◆ **DATASET**:

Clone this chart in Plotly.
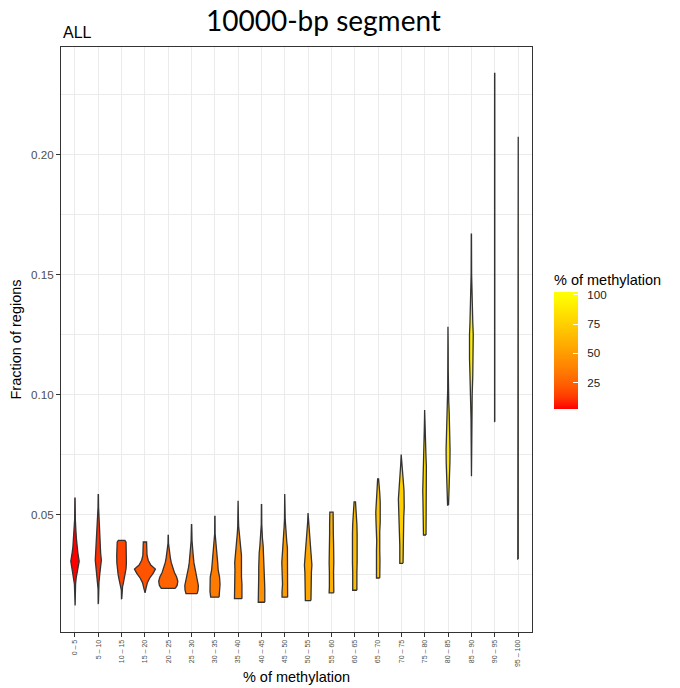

--

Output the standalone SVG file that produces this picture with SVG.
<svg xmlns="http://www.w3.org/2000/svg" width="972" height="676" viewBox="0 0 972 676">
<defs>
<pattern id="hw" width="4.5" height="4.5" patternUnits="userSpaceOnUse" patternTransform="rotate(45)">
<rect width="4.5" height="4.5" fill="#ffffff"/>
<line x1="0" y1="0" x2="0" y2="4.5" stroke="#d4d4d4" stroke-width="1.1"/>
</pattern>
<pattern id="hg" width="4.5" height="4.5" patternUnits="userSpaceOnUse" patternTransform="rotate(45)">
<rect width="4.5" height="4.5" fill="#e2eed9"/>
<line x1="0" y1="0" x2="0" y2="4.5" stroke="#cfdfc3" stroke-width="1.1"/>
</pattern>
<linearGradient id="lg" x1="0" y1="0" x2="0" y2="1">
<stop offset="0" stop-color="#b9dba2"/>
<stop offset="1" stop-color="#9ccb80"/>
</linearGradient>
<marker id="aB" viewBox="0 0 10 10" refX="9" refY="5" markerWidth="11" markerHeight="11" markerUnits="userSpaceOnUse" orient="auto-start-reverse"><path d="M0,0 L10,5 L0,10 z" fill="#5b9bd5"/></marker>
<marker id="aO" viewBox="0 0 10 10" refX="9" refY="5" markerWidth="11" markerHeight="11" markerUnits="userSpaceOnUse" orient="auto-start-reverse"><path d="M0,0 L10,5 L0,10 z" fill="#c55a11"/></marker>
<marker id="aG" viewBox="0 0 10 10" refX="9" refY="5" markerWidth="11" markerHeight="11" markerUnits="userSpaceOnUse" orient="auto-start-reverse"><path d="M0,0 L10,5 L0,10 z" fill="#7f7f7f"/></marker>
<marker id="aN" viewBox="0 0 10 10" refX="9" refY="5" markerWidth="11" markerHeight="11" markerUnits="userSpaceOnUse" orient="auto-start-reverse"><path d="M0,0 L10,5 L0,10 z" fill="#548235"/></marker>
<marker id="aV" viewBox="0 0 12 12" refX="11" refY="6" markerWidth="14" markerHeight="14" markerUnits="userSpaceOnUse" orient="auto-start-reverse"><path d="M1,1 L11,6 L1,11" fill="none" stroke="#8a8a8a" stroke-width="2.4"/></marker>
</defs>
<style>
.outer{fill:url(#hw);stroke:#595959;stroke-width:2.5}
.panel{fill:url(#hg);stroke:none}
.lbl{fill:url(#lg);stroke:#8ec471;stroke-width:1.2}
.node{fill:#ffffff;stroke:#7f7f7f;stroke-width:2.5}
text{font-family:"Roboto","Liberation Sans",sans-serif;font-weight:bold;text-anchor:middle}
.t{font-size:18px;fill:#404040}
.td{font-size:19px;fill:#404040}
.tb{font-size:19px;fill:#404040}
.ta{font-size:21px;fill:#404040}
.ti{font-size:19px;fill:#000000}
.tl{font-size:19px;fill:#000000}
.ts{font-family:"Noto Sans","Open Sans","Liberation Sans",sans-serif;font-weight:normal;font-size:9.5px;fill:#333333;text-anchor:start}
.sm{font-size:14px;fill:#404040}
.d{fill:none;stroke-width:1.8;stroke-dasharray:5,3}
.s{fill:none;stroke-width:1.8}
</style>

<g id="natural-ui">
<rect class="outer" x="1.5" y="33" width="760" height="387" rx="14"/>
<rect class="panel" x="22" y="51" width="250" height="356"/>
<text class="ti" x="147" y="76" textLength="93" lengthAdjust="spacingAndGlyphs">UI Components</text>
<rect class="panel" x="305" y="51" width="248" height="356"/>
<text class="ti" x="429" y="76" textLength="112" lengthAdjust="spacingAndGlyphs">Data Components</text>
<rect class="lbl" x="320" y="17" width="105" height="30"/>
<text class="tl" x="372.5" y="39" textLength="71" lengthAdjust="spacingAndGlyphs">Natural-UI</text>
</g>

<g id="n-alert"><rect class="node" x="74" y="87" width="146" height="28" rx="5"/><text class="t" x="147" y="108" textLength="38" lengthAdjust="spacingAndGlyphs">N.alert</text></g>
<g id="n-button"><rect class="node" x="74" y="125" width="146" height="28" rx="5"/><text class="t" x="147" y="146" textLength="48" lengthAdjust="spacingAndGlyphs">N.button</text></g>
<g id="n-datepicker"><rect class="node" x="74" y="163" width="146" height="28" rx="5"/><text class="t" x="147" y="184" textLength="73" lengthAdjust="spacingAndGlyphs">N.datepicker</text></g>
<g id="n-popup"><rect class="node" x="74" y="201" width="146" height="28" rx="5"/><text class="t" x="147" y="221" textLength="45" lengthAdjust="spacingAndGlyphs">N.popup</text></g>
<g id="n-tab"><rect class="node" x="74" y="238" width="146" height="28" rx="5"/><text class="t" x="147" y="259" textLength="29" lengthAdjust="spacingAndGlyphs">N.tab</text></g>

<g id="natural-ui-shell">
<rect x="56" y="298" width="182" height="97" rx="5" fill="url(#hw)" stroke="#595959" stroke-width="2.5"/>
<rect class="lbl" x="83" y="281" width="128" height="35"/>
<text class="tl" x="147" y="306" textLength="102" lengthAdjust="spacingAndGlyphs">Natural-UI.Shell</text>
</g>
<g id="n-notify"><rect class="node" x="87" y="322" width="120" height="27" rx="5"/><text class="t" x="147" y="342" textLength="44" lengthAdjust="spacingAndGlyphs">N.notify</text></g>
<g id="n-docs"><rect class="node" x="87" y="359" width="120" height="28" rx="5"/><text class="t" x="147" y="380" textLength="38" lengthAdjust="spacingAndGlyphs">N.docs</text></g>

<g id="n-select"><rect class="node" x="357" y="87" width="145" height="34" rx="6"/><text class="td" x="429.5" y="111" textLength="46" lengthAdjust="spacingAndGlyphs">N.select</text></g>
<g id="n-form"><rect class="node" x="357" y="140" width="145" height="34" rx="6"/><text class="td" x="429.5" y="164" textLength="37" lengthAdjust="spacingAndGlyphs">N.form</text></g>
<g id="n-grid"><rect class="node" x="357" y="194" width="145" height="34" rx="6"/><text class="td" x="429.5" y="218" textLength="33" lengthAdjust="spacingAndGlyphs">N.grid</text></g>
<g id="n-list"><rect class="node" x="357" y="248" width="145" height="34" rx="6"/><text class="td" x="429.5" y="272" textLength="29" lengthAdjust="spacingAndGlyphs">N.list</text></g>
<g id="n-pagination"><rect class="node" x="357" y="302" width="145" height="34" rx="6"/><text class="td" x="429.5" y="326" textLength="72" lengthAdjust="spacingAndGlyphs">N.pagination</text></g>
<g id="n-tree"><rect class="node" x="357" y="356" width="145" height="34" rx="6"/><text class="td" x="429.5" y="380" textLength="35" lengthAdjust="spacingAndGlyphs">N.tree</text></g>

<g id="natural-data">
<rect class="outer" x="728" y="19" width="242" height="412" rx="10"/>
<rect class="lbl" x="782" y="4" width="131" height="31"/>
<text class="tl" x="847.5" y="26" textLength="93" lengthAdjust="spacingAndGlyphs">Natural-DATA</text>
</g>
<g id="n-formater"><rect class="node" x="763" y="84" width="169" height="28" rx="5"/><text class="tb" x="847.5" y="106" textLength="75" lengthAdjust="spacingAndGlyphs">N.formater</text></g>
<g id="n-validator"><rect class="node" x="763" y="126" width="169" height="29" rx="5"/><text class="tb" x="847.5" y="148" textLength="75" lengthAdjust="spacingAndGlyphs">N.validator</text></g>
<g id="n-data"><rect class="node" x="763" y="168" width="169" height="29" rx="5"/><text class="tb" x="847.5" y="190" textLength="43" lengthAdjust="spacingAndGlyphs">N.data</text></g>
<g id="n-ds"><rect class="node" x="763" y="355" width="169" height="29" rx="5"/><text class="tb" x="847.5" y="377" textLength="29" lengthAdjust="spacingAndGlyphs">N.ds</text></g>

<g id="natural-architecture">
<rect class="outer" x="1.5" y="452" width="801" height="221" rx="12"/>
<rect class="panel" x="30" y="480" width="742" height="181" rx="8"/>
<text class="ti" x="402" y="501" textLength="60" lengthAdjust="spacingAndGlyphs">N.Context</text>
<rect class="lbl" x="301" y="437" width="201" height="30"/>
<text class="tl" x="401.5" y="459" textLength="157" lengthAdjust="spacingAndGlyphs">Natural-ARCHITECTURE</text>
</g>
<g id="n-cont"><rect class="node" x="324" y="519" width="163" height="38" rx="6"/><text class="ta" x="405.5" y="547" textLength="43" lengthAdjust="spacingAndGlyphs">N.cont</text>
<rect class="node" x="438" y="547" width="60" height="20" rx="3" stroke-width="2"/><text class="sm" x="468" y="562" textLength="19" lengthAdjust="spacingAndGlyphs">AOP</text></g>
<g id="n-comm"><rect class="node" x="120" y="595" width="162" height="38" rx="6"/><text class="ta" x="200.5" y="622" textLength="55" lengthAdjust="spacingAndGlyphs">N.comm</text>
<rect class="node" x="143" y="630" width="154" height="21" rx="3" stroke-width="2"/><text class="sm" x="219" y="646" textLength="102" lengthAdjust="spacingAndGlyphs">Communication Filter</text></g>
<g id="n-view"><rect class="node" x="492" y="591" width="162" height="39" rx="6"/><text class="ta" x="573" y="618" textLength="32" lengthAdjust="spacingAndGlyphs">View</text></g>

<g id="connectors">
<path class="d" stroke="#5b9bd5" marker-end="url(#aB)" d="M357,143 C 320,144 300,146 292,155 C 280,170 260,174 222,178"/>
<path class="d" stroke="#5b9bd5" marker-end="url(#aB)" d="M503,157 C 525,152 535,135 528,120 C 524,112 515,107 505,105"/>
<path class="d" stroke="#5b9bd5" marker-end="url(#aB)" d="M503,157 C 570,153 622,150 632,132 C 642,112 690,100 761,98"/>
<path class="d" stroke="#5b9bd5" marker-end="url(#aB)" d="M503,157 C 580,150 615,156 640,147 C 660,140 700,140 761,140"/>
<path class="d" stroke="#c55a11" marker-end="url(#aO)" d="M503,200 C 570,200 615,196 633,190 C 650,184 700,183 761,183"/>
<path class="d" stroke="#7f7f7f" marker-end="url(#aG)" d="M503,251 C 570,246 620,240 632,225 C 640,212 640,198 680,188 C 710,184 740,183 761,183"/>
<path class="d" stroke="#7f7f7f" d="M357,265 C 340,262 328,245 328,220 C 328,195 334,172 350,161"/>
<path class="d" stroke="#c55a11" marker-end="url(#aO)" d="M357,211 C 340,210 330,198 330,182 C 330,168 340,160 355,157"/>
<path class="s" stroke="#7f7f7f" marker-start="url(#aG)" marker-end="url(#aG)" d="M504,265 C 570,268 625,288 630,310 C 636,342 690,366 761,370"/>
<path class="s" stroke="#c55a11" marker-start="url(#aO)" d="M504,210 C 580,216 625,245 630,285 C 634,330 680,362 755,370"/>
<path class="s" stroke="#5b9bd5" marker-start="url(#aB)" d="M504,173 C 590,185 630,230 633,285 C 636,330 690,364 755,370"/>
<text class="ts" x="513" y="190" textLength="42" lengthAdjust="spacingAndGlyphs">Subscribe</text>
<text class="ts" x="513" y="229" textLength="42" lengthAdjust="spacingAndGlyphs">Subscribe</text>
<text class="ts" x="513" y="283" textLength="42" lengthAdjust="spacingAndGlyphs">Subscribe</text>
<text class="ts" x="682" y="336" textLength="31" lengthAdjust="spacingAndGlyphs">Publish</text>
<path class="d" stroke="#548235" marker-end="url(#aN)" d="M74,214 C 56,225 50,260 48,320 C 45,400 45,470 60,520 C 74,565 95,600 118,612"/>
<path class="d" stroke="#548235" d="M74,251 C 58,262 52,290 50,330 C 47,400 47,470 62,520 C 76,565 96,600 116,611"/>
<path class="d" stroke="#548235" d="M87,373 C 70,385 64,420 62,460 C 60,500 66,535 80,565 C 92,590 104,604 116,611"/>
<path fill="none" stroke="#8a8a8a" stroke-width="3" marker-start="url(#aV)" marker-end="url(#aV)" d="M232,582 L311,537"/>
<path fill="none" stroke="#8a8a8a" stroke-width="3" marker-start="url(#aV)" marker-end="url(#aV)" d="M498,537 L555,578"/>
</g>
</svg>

---

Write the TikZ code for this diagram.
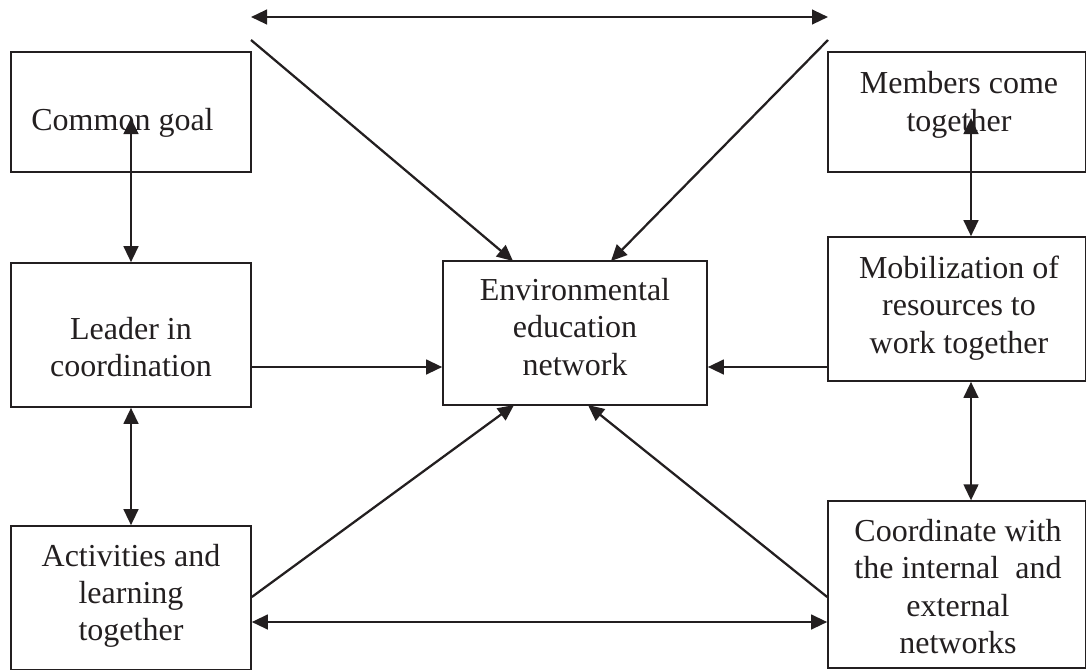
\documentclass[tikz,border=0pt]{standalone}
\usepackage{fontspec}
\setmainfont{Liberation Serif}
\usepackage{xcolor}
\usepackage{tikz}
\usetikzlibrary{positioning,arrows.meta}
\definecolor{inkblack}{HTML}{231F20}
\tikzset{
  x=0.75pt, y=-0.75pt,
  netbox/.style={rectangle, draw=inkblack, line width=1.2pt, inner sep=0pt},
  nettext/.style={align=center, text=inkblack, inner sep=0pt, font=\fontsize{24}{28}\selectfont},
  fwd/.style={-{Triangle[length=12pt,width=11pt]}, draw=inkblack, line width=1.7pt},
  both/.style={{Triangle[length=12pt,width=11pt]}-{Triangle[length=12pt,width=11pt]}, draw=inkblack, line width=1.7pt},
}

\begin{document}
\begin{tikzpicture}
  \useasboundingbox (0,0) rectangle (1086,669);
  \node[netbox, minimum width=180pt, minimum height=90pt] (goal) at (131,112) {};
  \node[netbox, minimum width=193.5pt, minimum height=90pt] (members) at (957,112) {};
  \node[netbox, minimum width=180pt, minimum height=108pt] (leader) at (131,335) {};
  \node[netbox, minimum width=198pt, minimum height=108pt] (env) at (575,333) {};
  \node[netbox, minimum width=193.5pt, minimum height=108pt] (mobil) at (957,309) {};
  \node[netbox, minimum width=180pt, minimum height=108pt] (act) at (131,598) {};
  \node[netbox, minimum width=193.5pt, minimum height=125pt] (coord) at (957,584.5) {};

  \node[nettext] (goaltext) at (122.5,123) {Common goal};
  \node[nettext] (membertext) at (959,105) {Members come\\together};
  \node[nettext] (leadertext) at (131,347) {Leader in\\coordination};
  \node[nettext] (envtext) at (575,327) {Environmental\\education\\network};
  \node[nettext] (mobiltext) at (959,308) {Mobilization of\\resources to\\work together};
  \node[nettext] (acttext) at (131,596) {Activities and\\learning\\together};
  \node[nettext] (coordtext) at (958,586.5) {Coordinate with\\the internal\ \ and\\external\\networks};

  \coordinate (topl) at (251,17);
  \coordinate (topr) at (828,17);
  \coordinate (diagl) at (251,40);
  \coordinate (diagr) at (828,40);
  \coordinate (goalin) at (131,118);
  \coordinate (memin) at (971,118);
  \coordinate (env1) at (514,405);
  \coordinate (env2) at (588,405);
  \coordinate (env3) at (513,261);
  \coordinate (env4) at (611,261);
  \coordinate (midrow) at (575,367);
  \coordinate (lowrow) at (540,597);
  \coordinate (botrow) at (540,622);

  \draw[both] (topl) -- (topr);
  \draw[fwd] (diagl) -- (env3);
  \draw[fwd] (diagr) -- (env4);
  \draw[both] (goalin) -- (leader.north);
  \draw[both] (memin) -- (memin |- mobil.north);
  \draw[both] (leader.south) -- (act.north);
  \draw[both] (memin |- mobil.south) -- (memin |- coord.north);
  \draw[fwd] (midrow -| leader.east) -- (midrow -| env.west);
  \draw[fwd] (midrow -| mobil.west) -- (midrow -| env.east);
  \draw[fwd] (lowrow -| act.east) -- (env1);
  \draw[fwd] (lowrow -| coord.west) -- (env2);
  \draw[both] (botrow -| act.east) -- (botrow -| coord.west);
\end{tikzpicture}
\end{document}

◆ **GOAL**:
Drop the images and output only the lines from the one that contains "Write the TikZ code for this diagram." to the one that contains "width=193.5pt, minimum height=125pt]", both included.

◆ **THE REPLY**:
Write the TikZ code for this diagram.
\documentclass[tikz,border=0pt]{standalone}
\usepackage{fontspec}
\setmainfont{Liberation Serif}
\usepackage{xcolor}
\usepackage{tikz}
\usetikzlibrary{positioning,arrows.meta}
\definecolor{inkblack}{HTML}{231F20}
\tikzset{
  x=0.75pt, y=-0.75pt,
  netbox/.style={rectangle, draw=inkblack, line width=1.2pt, inner sep=0pt},
  nettext/.style={align=center, text=inkblack, inner sep=0pt, font=\fontsize{24}{28}\selectfont},
  fwd/.style={-{Triangle[length=12pt,width=11pt]}, draw=inkblack, line width=1.7pt},
  both/.style={{Triangle[length=12pt,width=11pt]}-{Triangle[length=12pt,width=11pt]}, draw=inkblack, line width=1.7pt},
}

\begin{document}
\begin{tikzpicture}
  \useasboundingbox (0,0) rectangle (1086,669);
  \node[netbox, minimum width=180pt, minimum height=90pt] (goal) at (131,112) {};
  \node[netbox, minimum width=193.5pt, minimum height=90pt] (members) at (957,112) {};
  \node[netbox, minimum width=180pt, minimum height=108pt] (leader) at (131,335) {};
  \node[netbox, minimum width=198pt, minimum height=108pt] (env) at (575,333) {};
  \node[netbox, minimum width=193.5pt, minimum height=108pt] (mobil) at (957,309) {};
  \node[netbox, minimum width=180pt, minimum height=108pt] (act) at (131,598) {};
  \node[netbox, minimum width=193.5pt, minimum height=125pt] (coord) at (957,584.5) {};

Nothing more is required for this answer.